### Your task
For each line in the data below that holds "this", return a copy.

### Recorded data

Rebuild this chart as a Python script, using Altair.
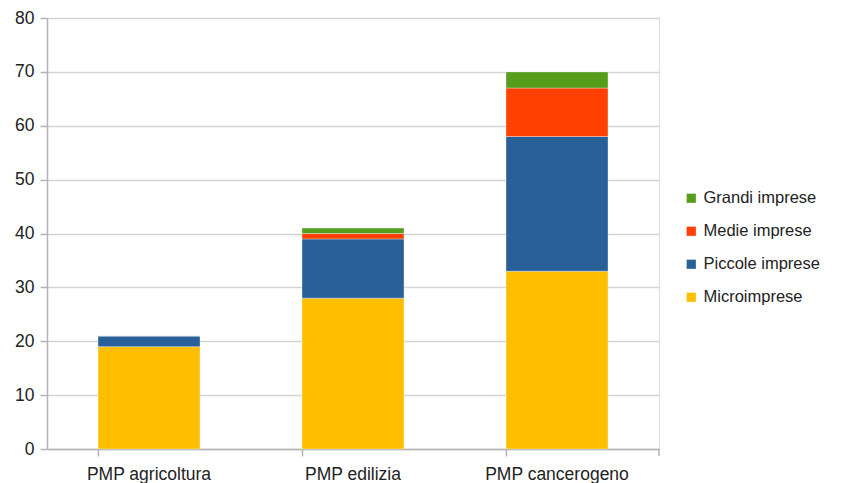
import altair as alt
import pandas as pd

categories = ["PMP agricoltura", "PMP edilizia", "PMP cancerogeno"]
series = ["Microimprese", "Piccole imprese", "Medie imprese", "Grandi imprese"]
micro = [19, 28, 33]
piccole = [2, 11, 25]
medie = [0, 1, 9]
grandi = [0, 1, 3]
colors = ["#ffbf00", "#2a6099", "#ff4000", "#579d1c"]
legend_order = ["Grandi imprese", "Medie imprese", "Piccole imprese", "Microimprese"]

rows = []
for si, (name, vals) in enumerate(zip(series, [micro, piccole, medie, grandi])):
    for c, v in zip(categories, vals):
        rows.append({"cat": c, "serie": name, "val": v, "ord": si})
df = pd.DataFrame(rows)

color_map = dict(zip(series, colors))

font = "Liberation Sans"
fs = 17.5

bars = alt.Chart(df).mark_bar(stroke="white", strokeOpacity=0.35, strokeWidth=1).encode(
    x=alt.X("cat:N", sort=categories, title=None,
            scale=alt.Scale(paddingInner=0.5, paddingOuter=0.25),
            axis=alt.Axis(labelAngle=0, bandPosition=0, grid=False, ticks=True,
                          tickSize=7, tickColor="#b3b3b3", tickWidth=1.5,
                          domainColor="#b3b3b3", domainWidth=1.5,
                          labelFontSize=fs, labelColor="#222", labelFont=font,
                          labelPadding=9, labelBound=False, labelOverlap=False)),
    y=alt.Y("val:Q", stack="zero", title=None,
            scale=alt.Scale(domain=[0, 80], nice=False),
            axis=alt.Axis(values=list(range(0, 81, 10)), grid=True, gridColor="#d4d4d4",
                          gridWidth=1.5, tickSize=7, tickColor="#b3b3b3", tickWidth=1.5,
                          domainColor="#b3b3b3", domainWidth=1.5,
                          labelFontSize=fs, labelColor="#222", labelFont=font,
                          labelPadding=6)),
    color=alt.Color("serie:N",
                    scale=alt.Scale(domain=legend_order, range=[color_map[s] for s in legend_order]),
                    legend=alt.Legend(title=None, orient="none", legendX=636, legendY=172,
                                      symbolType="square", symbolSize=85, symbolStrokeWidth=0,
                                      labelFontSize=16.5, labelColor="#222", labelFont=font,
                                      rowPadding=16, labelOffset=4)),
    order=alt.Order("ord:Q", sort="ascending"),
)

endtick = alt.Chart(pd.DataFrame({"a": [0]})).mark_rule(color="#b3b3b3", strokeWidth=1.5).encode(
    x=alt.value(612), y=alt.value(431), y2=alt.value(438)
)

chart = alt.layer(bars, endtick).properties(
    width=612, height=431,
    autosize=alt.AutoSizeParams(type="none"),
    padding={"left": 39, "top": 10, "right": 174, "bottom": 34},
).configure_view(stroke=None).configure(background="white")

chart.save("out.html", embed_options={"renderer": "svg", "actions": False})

* * *

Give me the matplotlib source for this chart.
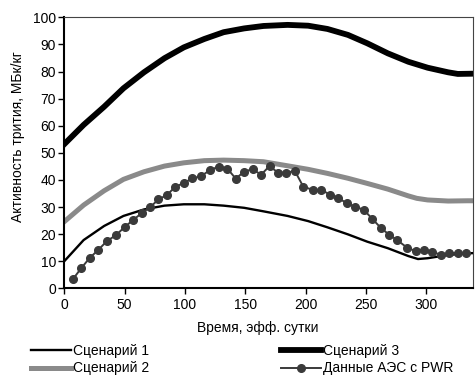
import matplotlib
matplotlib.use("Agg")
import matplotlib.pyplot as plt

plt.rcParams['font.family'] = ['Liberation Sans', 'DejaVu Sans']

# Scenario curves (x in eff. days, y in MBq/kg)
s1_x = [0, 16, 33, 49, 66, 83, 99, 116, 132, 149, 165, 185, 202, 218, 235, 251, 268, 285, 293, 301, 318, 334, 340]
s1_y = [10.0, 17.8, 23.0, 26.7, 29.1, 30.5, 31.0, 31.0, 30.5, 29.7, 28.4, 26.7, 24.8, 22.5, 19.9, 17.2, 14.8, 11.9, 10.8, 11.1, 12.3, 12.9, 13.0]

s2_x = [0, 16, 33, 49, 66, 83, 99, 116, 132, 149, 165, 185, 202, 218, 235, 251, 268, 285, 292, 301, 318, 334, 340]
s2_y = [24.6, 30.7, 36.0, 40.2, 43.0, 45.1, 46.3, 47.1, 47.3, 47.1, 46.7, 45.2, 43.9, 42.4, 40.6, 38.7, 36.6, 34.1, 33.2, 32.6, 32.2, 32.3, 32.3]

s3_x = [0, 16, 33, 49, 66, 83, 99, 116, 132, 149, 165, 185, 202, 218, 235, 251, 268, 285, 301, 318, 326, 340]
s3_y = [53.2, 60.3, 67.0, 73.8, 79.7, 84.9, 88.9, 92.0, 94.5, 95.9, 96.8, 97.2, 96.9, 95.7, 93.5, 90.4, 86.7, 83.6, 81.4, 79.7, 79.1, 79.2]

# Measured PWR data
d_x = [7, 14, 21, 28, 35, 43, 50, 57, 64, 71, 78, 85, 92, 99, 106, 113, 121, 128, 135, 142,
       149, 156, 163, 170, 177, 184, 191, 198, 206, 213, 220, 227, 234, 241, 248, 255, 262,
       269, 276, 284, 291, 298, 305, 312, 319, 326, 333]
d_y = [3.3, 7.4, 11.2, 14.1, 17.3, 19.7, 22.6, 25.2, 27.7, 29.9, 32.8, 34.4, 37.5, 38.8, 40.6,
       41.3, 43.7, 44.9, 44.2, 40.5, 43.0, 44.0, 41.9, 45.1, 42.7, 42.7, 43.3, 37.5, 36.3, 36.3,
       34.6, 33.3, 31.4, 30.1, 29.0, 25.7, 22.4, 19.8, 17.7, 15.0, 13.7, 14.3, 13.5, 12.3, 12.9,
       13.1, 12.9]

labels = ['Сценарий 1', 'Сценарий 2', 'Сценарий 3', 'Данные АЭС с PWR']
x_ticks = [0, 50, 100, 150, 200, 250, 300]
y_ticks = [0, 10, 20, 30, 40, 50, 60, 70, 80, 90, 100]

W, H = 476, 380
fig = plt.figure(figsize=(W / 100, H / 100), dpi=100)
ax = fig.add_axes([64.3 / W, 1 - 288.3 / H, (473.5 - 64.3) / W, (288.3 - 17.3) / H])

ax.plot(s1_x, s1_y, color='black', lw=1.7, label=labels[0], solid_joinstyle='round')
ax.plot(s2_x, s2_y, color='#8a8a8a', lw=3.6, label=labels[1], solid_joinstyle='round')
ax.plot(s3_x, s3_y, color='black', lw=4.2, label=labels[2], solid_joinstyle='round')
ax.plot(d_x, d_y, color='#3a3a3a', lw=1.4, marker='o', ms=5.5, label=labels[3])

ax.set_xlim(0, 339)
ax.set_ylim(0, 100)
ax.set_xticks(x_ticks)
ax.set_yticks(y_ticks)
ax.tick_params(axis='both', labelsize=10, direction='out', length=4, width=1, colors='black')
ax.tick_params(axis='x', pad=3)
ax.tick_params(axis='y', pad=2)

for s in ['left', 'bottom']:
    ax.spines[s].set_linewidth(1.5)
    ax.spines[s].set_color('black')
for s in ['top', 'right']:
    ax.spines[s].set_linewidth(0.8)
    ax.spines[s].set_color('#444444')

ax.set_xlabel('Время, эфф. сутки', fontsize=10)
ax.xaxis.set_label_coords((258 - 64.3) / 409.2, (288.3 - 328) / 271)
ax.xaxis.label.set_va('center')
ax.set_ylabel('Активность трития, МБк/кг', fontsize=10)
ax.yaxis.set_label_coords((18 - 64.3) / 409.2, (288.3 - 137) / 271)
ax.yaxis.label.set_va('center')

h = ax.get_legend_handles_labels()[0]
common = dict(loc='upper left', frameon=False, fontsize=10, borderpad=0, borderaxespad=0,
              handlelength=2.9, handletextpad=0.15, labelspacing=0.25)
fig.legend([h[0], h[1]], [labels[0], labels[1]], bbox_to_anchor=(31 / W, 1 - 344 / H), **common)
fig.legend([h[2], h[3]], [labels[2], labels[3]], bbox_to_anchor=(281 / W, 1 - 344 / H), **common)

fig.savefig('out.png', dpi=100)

==

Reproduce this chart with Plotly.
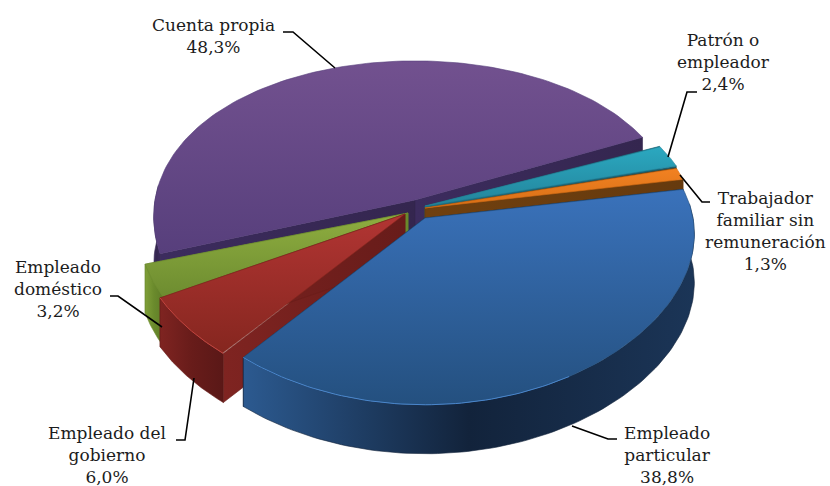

### Result
Rebuild this chart as a Python script, using Altair.
Give me the matplotlib source for this chart.
Reproduce this chart with Plotly.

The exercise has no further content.